Even better, make sure the danger isn’t something that will kill them out-of-hand. The demon, for example, might be more interested in getting them to do it a difficult favor than in ripping their hearts out, particularly the first time or two that it’s summoned. If possible, you should lead up to deadly flaws gradually and obviously – they shouldn’t happen immediately or with no warning. And don’t make the flaw so deadly that the players are too afraid of the item to ever play with it – let them enjoy it at least once or twice!

Restrictions, narrowness, lack of control and lack of information

In order to keep the item’s power from being too unbalancing, make it narrow. This means that it isn’t a broad, applies-to-everything power – it’s something that only applies to a narrow set of circumstances.

Alternatively, add in a certain lack of control. Items that only activate under certain circumstances, particularly circumstances that aren’t understood or aren’t controllable by the PCs, can keep an otherwise powerful effect under control. Perhaps the amulet they found only works on clear, starlit nights when the moon is full. Maybe it activates automatically during an earthquake. This is another area where knowing the background of the item can help you. If you know who designed it and why, you might be able to come up with restrictions that would have made sense to the creator or the circumstances he found himself in.

You can also add a degree of strategy this way – the PCs may have some powerful resources under their control, but they have to maneuver their foes very carefully to work them into position to take advantage of that. To use a mundane example, what if the PCs get their hands on a high-powered sniper’s rifle in a game where people mostly use pistols? Sure it’ll make their life easy the first time they use it, but what about after that? Their enemies are likely to spend a lot more time in difficult-to-shoot locations after the first sniper-killing. Law enforcement will watch rooftops. PCs carrying odd briefcases might be searched. People will learn to look up! The PCs will have to put some effort into getting their enemies into the right situation in order to use their advantage.
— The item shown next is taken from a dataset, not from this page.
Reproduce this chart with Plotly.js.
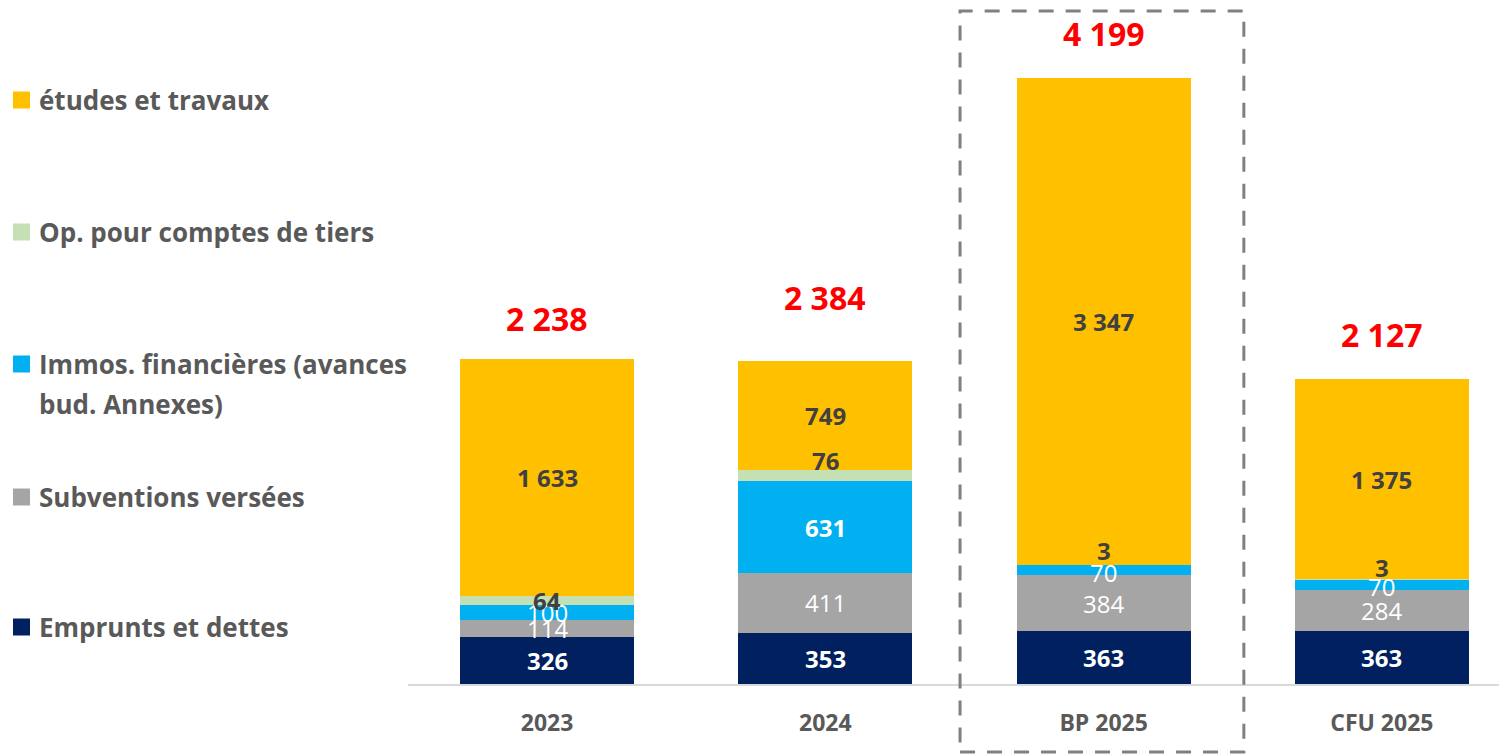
<!DOCTYPE html>
<html>
<head>
<meta charset="utf-8">
<script src="https://cdn.plot.ly/plotly-3.0.1.min.js"></script>
<style>html,body{margin:0;padding:0;background:#fff;}#chart{width:1499px;height:754px;}</style>
</head>
<body>
<div id="chart"></div>
<script>
const categories = ['2023', '2024', 'BP 2025', 'CFU 2025'];
const emprunts = [326, 353, 363, 363];
const subventions = [114, 411, 384, 284];
const immos = [100, 631, 70, 70];
const opTiers = [64, 76, 3, 3];
const etudes = [1633, 749, 3347, 1375];
const totals = [2238, 2384, 4199, 2127];

const seriesNames = ['Emprunts et dettes', 'Subventions versées', 'Immos. financières (avances bud. Annexes)', 'Op. pour comptes de tiers', 'études et travaux'];
const seriesValues = [emprunts, subventions, immos, opTiers, etudes];
const seriesColors = ['#002060', '#A5A5A5', '#00B0F0', '#C5E0B4', '#FFC000'];
const labelColors = ['#FFFFFF', '#FFFFFF', '#FFFFFF', '#404040', '#404040'];
const labelWeights = [[700,700,700,700],[400,400,400,400],[400,700,400,400],[700,700,700,700],[700,700,700,700]];
const labelShift = [[0,0,0,0],[0,0,0,0],[0,0,-2,-2],[0,15,14,12],[0,0,0,0]];

const FONT = 'Open Sans, Lato, Liberation Sans, sans-serif';
function fmt(v){ return String(v).replace(/\B(?=(\d{3})+(?!\d))/g, ' '); }

const traces = seriesValues.map((vals, i) => ({
  type: 'bar', x: categories, y: vals, name: seriesNames[i],
  marker: {color: seriesColors[i], line: {width: 0}},
  hoverinfo: 'skip', showlegend: false
}));

const L = 408, R = 0, T = 14, B = 70, W = 1499, H = 754;
const pw = W - L - R, ph = H - T - B;
const px2paperX = px => (px - L) / pw;
const py2paperY = py => (H - B - py) / ph;

const annotations = [];
const cum = categories.map(() => 0);
seriesValues.forEach((vals, i) => {
  vals.forEach((v, j) => {
    annotations.push({
      x: j, y: cum[j] + v / 2, xref: 'x', yref: 'y',
      text: fmt(v), showarrow: false, yshift: labelShift[i][j],
      font: {family: FONT, size: 24, color: labelColors[i], weight: labelWeights[i][j]}
    });
    cum[j] += v;
  });
});
totals.forEach((t, j) => {
  annotations.push({
    x: j, y: t, xref: 'x', yref: 'y', text: fmt(t), showarrow: false,
    yanchor: 'middle', yshift: 40,
    font: {family: FONT, size: 32, color: '#FF0000', weight: 700}
  });
});

// legend (manual, left side)
const legendItems = [
  {lines: ['études et travaux'], color: '#FFC000', y: 100},
  {lines: ['Op. pour comptes de tiers'], color: '#C5E0B4', y: 232},
  {lines: ['Immos. financières (avances', 'bud. Annexes)'], color: '#00B0F0', y: 364},
  {lines: ['Subventions versées'], color: '#A5A5A5', y: 497},
  {lines: ['Emprunts et dettes'], color: '#002060', y: 627}
];
const shapes = [];
legendItems.forEach(it => {
  shapes.push({type: 'rect', xref: 'paper', yref: 'paper',
    x0: px2paperX(13), x1: px2paperX(30), y0: py2paperY(it.y + 8.5), y1: py2paperY(it.y - 8.5),
    fillcolor: it.color, line: {width: 0}});
  it.lines.forEach((ln, k) => {
    annotations.push({xref: 'paper', yref: 'paper', x: px2paperX(37), y: py2paperY(it.y + k * 40),
      xanchor: 'left', yanchor: 'middle', text: ln, showarrow: false,
      font: {family: FONT, size: 26, color: '#595959', weight: 700}});
  });
});

// dashed highlight box around BP 2025
shapes.push({type: 'rect', xref: 'x', yref: 'paper', x0: 1.484, x1: 2.504,
  y0: py2paperY(752), y1: py2paperY(11), fillcolor: 'rgba(0,0,0,0)',
  line: {color: '#808080', width: 3, dash: '15px,12px'}});

const layout = {
  width: W, height: H, margin: {l: L, r: R, t: T, b: B, pad: 0},
  paper_bgcolor: '#FFFFFF', plot_bgcolor: '#FFFFFF',
  barmode: 'stack', bargap: 0.375,
  showlegend: false,
  xaxis: {type: 'category', range: [-0.5, 3.421], showline: true, linecolor: '#D9D9D9', linewidth: 2,
    ticks: '', showgrid: false, zeroline: false, ticklabelstandoff: 17,
    tickfont: {family: FONT, size: 23, color: '#595959', weight: 700}},
  yaxis: {range: [0, 4608], visible: false, showgrid: false, zeroline: false},
  annotations: annotations, shapes: shapes
};

Plotly.newPlot('chart', traces, layout, {staticPlot: true, displayModeBar: false});
</script>
</body>
</html>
Even an extremely powerful item isn’t necessarily unbalancing if it takes the PCs years to unravel all of its abilities. (Ever seen the TV series or comic book “Witchblade”?) Entire plots can be wrapped around the gradual unveiling of powers, the restrictions that go with them, and the ways in which the PCs can’t control how they’re used. Many a classic fantasy story has had the stunningly powerful item that sits undiscovered on someone’s mantle or finger for decades. Ancient items rarely come with instruction manuals, and their original owners probably didn’t run around telling everyone what their spiffy items could do!

Fun extras

Load the history of the item up with plot hooks! If the item was worn while stopping a magical cataclysm and has traces of that wild power within it, then maybe it could be used by a dastardly villain to re-create some minor version of the cataclysm. If the item is from another dimension, then maybe someone could make use of it to rip a hole open to that dimension, sparking a very unusual journey.

Also remember to come up with unusual, interesting, or beautiful descriptions for such items. The items should reflect their origins. They should attract a little attention, captivate the senses, or disturb the viewer. As I’m fond of saying under many circumstances – use your details!